I had never been to Galleri Syster, either. I had expected there to be an art exhibition on the walls, kind of like they don´t clear the walls of the gallery at the Culture House when there are music performances there, but I guess this is different. The gallery isn´t large, more like a small boutique; the furniture (wardrobe, fika stall, seats) is all moveable and flexible. Chairs were stacked by the entrance and the visitors, if they needed one (and they did) got their own and sat down wherever felt good. There was a hostess, a girl in a white princess dress, and baby (non-alcoholic) cider, which is inescapable at any Swedish vernissage.

The program said Performance Art i Norr (PAiN) was presenting "Hembesök" (= homecoming or house call), a three act performance by three formerly local artists. It started at seven, ended at half past eight, with a break for fika.

The first performance, by artist Ingentinget (= the No Thing), or Heidi Edström as her real name is, was already in progress and continued the entire evening. Her piece is called "Cumbersome dough" and is part of a series where she is exploring the idea of lumps, which she defines as anything sticking out and breaking the norm, things continually being edited, cleaned away, pushed aside, things that don´t fit into our fantasy about the ordered existence with it´s straight lines. She makes me think about the fashion for stylistically pure spaces; stilren is one of the favourite words of those interested in interior design that keeps making me cringe.

At first, I just thought what a novel, strange idea, to try to hold a gigant dough in one´s arms for almost two hours. Then I thought, that´s just what I´m doing - kind of. Trying to control what can´t be controlled, trying to contain something that will not let itself be contained. The husband is constantly making jokes about me struggling with the forces of entropy (which is, in our household, upheld by him, haha). And struggling with dough - it seems like such a female struggle. A particularly female lumpy thing. I almost teared up, I felt it so keenly. And I wondered if she had put yeast in her dough; I wouldn´t be surprised if she had. She was entirely serious the whole time, the dough was clinging to her dress and as she struggled with it she reminded me of a greek statue. I was seeing this in my mind´s eye, but I was thinking Prometeus.

After twenty minutes, Natalie Avigdor´s performance "Ashes" started. The program says the piece is about revival, about the Phoenix rising from the ashes. She has shown this performance before, but it fits really great into the framwork of "Norwegian Wood", I think. This makes me think, as I sit there, if perhaps the entire story (the suggested breakup, the suddenly empty calendar, what to do?) is fictional, something that started while she was still in Israel. Many artist have, lately, toyed with the concept of what´s real, what´s art, what´s biographical, and what´s fiction. She has said herself that there is a blurry line between performance art and life. Does it matter? The diary gives an impression of something authentic, but as a piece of art, would it change if it wasn´t? I don´t know. (Did Tracy Emin really sleep in that bed? I kinda hope not.)

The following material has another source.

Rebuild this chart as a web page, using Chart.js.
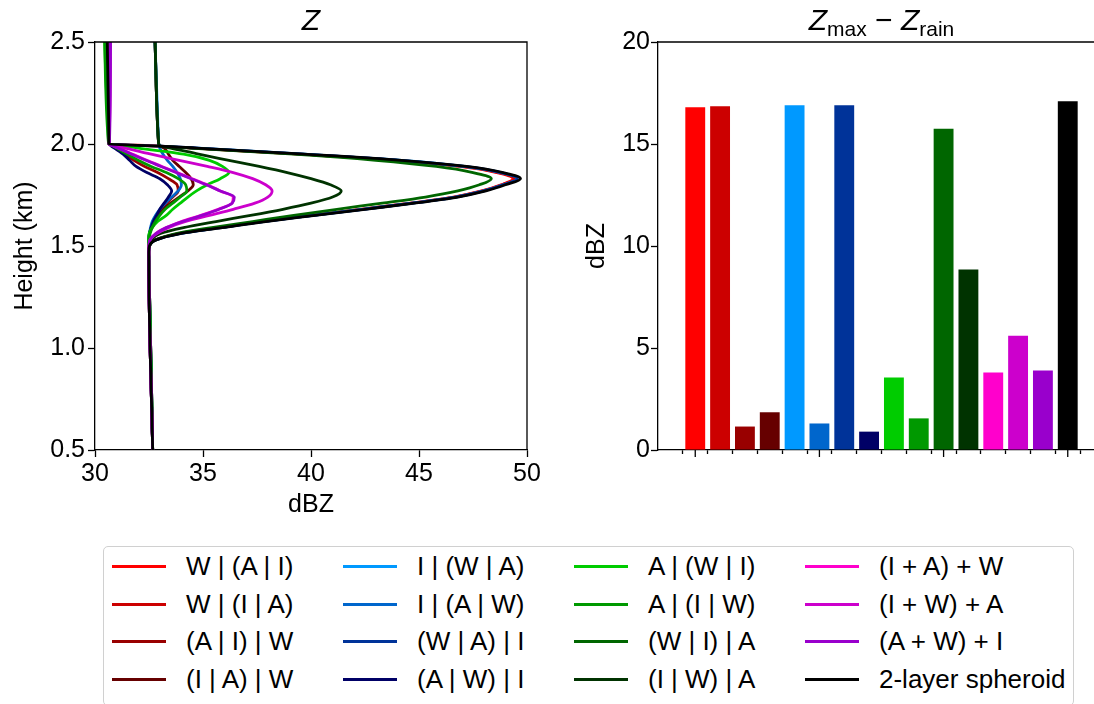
<!DOCTYPE html>
<html>
<head>
<meta charset="utf-8">
<script src="https://cdn.jsdelivr.net/npm/chart.js@4.4.0/dist/chart.umd.min.js"></script>
<style>
    body { margin: 0; width: 1094px; height: 704px; overflow: hidden; background: #fff; position: relative;
           font-family: "Liberation Sans", Arial, sans-serif; color: #000; }
    #profileBox { position: absolute; left: 0; top: 0; width: 560px; height: 520px; }
    #diffBox { position: absolute; left: 570px; top: 0; width: 540px; height: 520px; }
    .title { position: absolute; top: 2px; height: 36px; line-height: 36px; text-align: center; font-size: 30px; }
    .title i { font-style: italic; }
    .title sub { font-size: 21px; vertical-align: -6px; line-height: 0; }
    #legend { position: absolute; left: 103px; top: 546px; width: 971px; height: 160px;
              border: 1px solid #d0d0d0; border-radius: 5px; box-sizing: border-box; }
    .item { position: absolute; height: 30px; display: flex; align-items: center; font-size: 26px; white-space: nowrap; }
    .handle { width: 54px; height: 3px; margin-right: 20px; }
</style>
</head>
<body>
<div id="profileBox"><canvas id="profile" width="560" height="520"></canvas></div>
<div id="diffBox"><canvas id="diff" width="540" height="520"></canvas></div>
<div class="title" style="left:95px;width:432px;"><i>Z</i></div>
<div class="title" style="left:658px;width:447px;"><i>Z</i><sub>max</sub> &minus; <i>Z</i><sub>rain</sub></div>
<div id="legend"></div>
<script>
// heights (km) shared by all profiles
const heights = [2.5, 2.01, 2.0, 1.99, 1.98, 1.95, 1.92, 1.89, 1.86, 1.83, 1.80, 1.77,
                 1.74, 1.71, 1.68, 1.65, 1.62, 1.59, 1.56, 1.53, 1.50, 1.47, 1.44, 0.5];

const seriesNames = ['W | (A | I)', 'W | (I | A)', '(A | I) | W', '(I | A) | W',
                     'I | (W | A)', 'I | (A | W)', '(W | A) | I', '(A | W) | I',
                     'A | (W | I)', 'A | (I | W)', '(W | I) | A', '(I | W) | A',
                     '(I + A) + W', '(I + W) + A', '(A + W) + I', '2-layer spheroid'];
const seriesColors = ['#ff0000', '#cc0000', '#990000', '#660000',
                      '#0099ff', '#0066cc', '#003399', '#000066',
                      '#00cc00', '#009900', '#006600', '#003300',
                      '#ff00cc', '#cc00cc', '#9900cc', '#000000'];

// Z profiles (dBZ) at the heights above
const zWAI = [30.55, 30.64, 30.65, 33.0, 34.6, 39.5, 44.0, 46.9, 48.6, 49.35, 48.8, 47.9, 46.6, 44.6, 42.3, 40.0, 37.7, 35.7, 33.8, 32.8, 32.52, 32.49, 32.49, 32.67];
const zWIA = [32.78, 32.94, 32.95, 33.0, 34.6, 39.5, 44.0, 47.0, 48.7, 49.45, 48.85, 47.95, 46.65, 44.65, 42.35, 40.05, 37.75, 35.75, 33.8, 32.8, 32.52, 32.49, 32.49, 32.67];
const zAIW = [30.55, 30.64, 30.65, 30.8, 30.95, 31.4, 31.8, 32.3, 32.9, 33.4, 33.8, 33.85, 33.6, 33.3, 33.05, 32.85, 32.7, 32.6, 32.52, 32.49, 32.48, 32.48, 32.49, 32.67];
const zIAW = [32.78, 32.94, 32.95, 33.0, 33.2, 33.4, 33.6, 33.9, 34.2, 34.45, 34.55, 34.3, 33.9, 33.5, 33.15, 32.9, 32.72, 32.6, 32.52, 32.49, 32.48, 32.48, 32.49, 32.67];
const zIWA = [32.78, 32.94, 32.95, 33.05, 34.8, 39.7, 44.2, 47.1, 48.8, 49.55, 48.9, 48.0, 46.7, 44.7, 42.4, 40.1, 37.8, 35.8, 33.85, 32.82, 32.52, 32.49, 32.49, 32.67];
const zIAW2 = [32.78, 32.94, 32.95, 32.97, 33.0, 33.15, 33.35, 33.6, 33.8, 33.95, 34.0, 33.85, 33.55, 33.25, 33.0, 32.8, 32.65, 32.57, 32.52, 32.49, 32.48, 32.48, 32.49, 32.67];
const zWAI2 = [30.55, 30.64, 30.65, 33.0, 34.7, 39.6, 44.1, 47.1, 48.8, 49.55, 48.9, 48.0, 46.7, 44.7, 42.4, 40.1, 37.8, 35.8, 33.85, 32.82, 32.52, 32.49, 32.49, 32.67];
const zAWI = [30.55, 30.64, 30.65, 30.75, 30.9, 31.3, 31.6, 31.9, 32.4, 33.0, 33.35, 33.55, 33.4, 33.2, 33.0, 32.85, 32.7, 32.6, 32.52, 32.49, 32.48, 32.48, 32.49, 32.67];
const zAWI2 = [30.45, 30.62, 30.65, 31.4, 32.0, 34.1, 35.3, 35.9, 36.2, 35.8, 35.2, 34.7, 34.3, 33.95, 33.6, 33.3, 32.9, 32.65, 32.5, 32.48, 32.48, 32.48, 32.49, 32.67];
const zAIW2 = [30.45, 30.62, 30.65, 30.85, 31.0, 31.5, 32.0, 32.6, 33.3, 33.85, 34.2, 34.25, 33.95, 33.6, 33.25, 33.0, 32.8, 32.65, 32.55, 32.5, 32.48, 32.48, 32.49, 32.67];
const zWIA2 = [32.78, 32.94, 32.95, 33.0, 34.4, 39.2, 43.0, 45.8, 47.5, 48.35, 47.8, 46.8, 45.3, 43.3, 41.2, 39.2, 37.3, 35.4, 33.7, 32.8, 32.52, 32.49, 32.49, 32.67];
const zIWA2 = [32.78, 32.94, 32.95, 33.0, 33.5, 34.8, 36.2, 37.6, 38.9, 40.0, 40.9, 41.4, 41.0, 40.0, 38.7, 37.2, 35.6, 34.1, 33.0, 32.6, 32.5, 32.49, 32.49, 32.67];
const zIAplusW = [30.7, 30.66, 30.65, 30.85, 31.1, 31.75, 32.4, 33.1, 33.8, 34.5, 35.2, 35.8, 36.4, 36.35, 35.7, 34.9, 34.0, 33.3, 32.8, 32.55, 32.5, 32.49, 32.49, 32.67];
const zIWplusA = [30.7, 30.66, 30.65, 31.0, 31.4, 32.6, 33.9, 35.2, 36.4, 37.3, 37.9, 38.2, 38.0, 37.4, 36.4, 35.3, 34.2, 33.4, 32.85, 32.55, 32.5, 32.49, 32.49, 32.67];
const zAWplusI = [30.72, 30.67, 30.65, 30.85, 31.05, 31.7, 32.35, 33.05, 33.75, 34.45, 35.15, 35.8, 36.45, 36.35, 35.75, 34.95, 34.05, 33.3, 32.8, 32.55, 32.5, 32.49, 32.49, 32.67];
const zSpheroid = [30.57, 30.64, 30.65, 33.0, 34.7, 39.7, 44.2, 47.2, 48.9, 49.7, 49.0, 48.1, 46.8, 44.8, 42.5, 40.2, 37.9, 35.9, 33.9, 32.83, 32.52, 32.49, 32.49, 32.67];

const profiles = [zWAI, zWIA, zAIW, zIAW, zIWA, zIAW2, zWAI2, zAWI,
                  zAWI2, zAIW2, zWIA2, zIWA2, zIAplusW, zIWplusA, zAWplusI, zSpheroid];

// Zmax - Zrain (dBZ), same order
const zDiff = [16.8, 16.85, 1.15, 1.85, 16.9, 1.3, 16.9, 0.9, 3.55, 1.55, 15.75, 8.85, 3.8, 5.6, 3.9, 17.1];

// tick values
const dbzTicks = [30, 35, 40, 45, 50];
const heightTicks = [0.5, 1.0, 1.5, 2.0, 2.5];
const diffTicks = [0, 5, 10, 15, 20];

Chart.defaults.font.family = '"Liberation Sans", Arial, sans-serif';
Chart.defaults.font.size = 25;
Chart.defaults.color = '#000';

// spines on top / right
const framePlugin = {
    id: 'frame',
    afterDraw(chart) {
        const a = chart.chartArea;
        const ctx = chart.ctx;
        ctx.save();
        ctx.strokeStyle = '#000';
        ctx.lineWidth = 1.3;
        ctx.beginPath();
        ctx.moveTo(a.left, a.top);
        ctx.lineTo(a.right, a.top);
        ctx.lineTo(a.right, a.bottom);
        ctx.stroke();
        ctx.restore();
    }
};

// longer tick every 5 bars
const majorTickPlugin = {
    id: 'majorTicks',
    afterDraw(chart) {
        const sc = chart.scales.x;
        const ctx = chart.ctx;
        ctx.save();
        ctx.strokeStyle = '#000';
        ctx.lineWidth = 1.3;
        sc.ticks.forEach(t => {
            if (t.value % 5 === 0) {
                const px = sc.getPixelForValue(t.value);
                ctx.beginPath();
                ctx.moveTo(px, sc.top);
                ctx.lineTo(px, sc.top + 7);
                ctx.stroke();
            }
        });
        ctx.restore();
    }
};

function axisStyle(tickLength) {
    return {
        border: { display: true, color: '#000', width: 1.3 },
        grid: { drawOnChartArea: false, drawTicks: true, tickLength: tickLength, tickColor: '#000', tickWidth: 1.3 }
    };
}

//#region profile chart
// Chart.js paints the first dataset on top, so the order is reversed to keep the legend's last entry uppermost
const profileSets = profiles.map((z, i) => ({
    label: seriesNames[i],
    data: z.map((v, k) => ({ x: v, y: heights[k] })),
    borderColor: seriesColors[i],
    backgroundColor: seriesColors[i],
    borderWidth: 2.8,
    pointRadius: 0,
    fill: false,
    order: profiles.length - i,
    cubicInterpolationMode: 'monotone'
}));

new Chart(document.getElementById('profile'), {
    type: 'line',
    data: { datasets: profileSets },
    plugins: [framePlugin],
    options: {
        indexAxis: 'y',
        responsive: false,
        animation: false,
        layout: { padding: { top: 42, right: 33, left: 0, bottom: 0 } },
        plugins: { legend: { display: false }, tooltip: { enabled: false } },
        scales: {
            x: {
                type: 'linear', min: 30, max: 50, position: 'bottom',
                ...axisStyle(7),
                afterBuildTicks: s => { s.ticks = dbzTicks.map(v => ({ value: v })); },
                afterFit: s => { s.height = 70; },
                ticks: { padding: 2, maxRotation: 0 },
                title: { display: true, text: 'dBZ', padding: { top: 0, bottom: 0 } }
            },
            y: {
                type: 'linear', min: 0.5, max: 2.5, position: 'left',
                ...axisStyle(7),
                afterBuildTicks: s => { s.ticks = heightTicks.map(v => ({ value: v })); },
                afterFit: s => { s.width = 95; },
                ticks: { padding: 3, callback: v => v.toFixed(1) },
                title: { display: true, text: 'Height (km)', padding: { top: 10, bottom: 0 } }
            }
        }
    }
});
//#endregion

//#region Zmax - Zrain bars
new Chart(document.getElementById('diff'), {
    type: 'bar',
    data: {
        datasets: [{
            label: 'Zmax - Zrain',
            data: zDiff.map((v, i) => ({ x: i, y: v })),
            backgroundColor: seriesColors,
            borderWidth: 0,
            barPercentage: 0.8,
            categoryPercentage: 1
        }]
    },
    plugins: [framePlugin, majorTickPlugin],
    options: {
        responsive: false,
        animation: false,
        layout: { padding: { top: 42, right: 5, left: 0, bottom: 0 } },
        plugins: { legend: { display: false }, tooltip: { enabled: false } },
        scales: {
            x: {
                type: 'linear', min: -1.5, max: 16.5, offset: false,
                ...axisStyle(4),
                afterBuildTicks: s => { s.ticks = zDiff.map((v, i) => ({ value: i })); },
                afterFit: s => { s.height = 70; },
                ticks: { display: false }
            },
            y: {
                type: 'linear', min: 0, max: 20,
                ...axisStyle(7),
                afterBuildTicks: s => { s.ticks = diffTicks.map(v => ({ value: v })); },
                afterFit: s => { s.width = 88; },
                ticks: { padding: 1 },
                title: { display: true, text: 'dBZ', padding: { top: 12, bottom: 0 } }
            }
        }
    }
});
//#endregion

//#region legend (4 columns, filled column by column)
const legendBox = document.getElementById('legend');
seriesNames.forEach((name, i) => {
    const col = Math.floor(i / 4);
    const row = i % 4;
    const item = document.createElement('div');
    item.className = 'item';
    item.style.left = (8 + col * 231) + 'px';
    item.style.top = Math.round(4 + row * 37.5) + 'px';
    const handle = document.createElement('span');
    handle.className = 'handle';
    handle.style.background = seriesColors[i];
    const text = document.createElement('span');
    text.innerText = name;
    item.appendChild(handle);
    item.appendChild(text);
    legendBox.appendChild(item);
});
//#endregion
</script>
</body>
</html>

I had seen this performance before, there is a film on Avigdor´s website, so I knew what to expect. Still, that is not the same thing as being there. Performance art, I now realize, has that in common with worship that you have to be there to participate - it´s not just a show. As the Labelle Sisters used to sing: the revolution will not be televised. Or it will, but television turns it into news or history. It doesn´t transform you unless you are there. That´s what I felt anyway.

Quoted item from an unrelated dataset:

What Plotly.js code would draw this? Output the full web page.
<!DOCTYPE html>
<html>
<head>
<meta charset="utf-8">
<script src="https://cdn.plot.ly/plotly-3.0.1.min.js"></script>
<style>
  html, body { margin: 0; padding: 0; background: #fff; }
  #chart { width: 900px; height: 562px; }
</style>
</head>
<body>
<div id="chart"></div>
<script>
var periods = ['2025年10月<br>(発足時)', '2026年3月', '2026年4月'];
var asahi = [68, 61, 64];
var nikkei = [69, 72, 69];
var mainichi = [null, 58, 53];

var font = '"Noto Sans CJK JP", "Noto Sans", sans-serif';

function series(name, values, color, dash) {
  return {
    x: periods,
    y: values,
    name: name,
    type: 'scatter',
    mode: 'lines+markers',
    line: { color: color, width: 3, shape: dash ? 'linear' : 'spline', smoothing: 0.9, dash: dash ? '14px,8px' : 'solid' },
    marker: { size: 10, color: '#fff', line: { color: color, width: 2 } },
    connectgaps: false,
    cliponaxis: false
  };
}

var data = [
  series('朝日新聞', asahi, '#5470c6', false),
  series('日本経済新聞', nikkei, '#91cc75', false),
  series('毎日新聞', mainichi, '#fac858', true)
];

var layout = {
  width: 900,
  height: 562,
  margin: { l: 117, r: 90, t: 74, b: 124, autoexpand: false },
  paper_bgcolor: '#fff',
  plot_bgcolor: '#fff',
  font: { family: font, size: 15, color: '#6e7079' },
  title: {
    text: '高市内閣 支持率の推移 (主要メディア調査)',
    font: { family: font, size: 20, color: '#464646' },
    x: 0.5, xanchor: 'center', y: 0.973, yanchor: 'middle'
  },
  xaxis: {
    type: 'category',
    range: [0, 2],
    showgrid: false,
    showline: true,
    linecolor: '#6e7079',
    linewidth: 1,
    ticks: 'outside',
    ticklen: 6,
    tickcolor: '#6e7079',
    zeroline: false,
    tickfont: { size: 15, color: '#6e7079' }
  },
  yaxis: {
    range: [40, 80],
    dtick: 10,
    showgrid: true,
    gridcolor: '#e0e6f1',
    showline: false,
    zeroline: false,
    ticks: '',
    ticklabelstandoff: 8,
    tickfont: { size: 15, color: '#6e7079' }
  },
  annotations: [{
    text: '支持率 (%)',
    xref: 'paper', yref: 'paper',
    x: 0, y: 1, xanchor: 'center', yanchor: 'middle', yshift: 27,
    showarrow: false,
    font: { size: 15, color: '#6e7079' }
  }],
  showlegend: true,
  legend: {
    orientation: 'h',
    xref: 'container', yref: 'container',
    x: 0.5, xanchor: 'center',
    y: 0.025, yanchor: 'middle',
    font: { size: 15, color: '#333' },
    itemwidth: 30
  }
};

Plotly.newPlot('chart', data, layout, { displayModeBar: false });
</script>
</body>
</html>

I read a storybook about the Phoenix when I was little, and I remember the climax, the re-birth, as an explosion of colour and feather against a starry night sky (wish I still had the illustrations from that book!). Avigdor, however, just continues to lie there after she has been freed from the tape that held her down. She looks more like Gregor Samsa than a beautiful bird. Finally, she carefully gets up (there is much fiddling with the vest, no nipples in sight), and goes back to sitting in the corner. Scarred, charred, but essentially the same. A bit prim. Good point. So anti-Hollywood. So no-drama.

By now it was fika-time, but I had had enough. Too much going on in my head already. Ingentinget was still struggling with her cumbersome dough, her legs quivering under the strain, sometimes resting it on her back. It must have been really, really heavy. It occured to me that there is a baking scene in my novel that I have completely forgotten about. So I left, and didn´t see Eva Törmä´s performance "Forgive me". I wasn´t in the mood for forgiveness anyway, but I´m sure it was good. And this is one of the good things about not bringing company: you can leave when you feel like it.

It was a beautiful evening, the moon almost full as I walked home along the southern harbour. I´m really glad I came, and all thanks to Natalie Avigdor, who has really widened my horizon.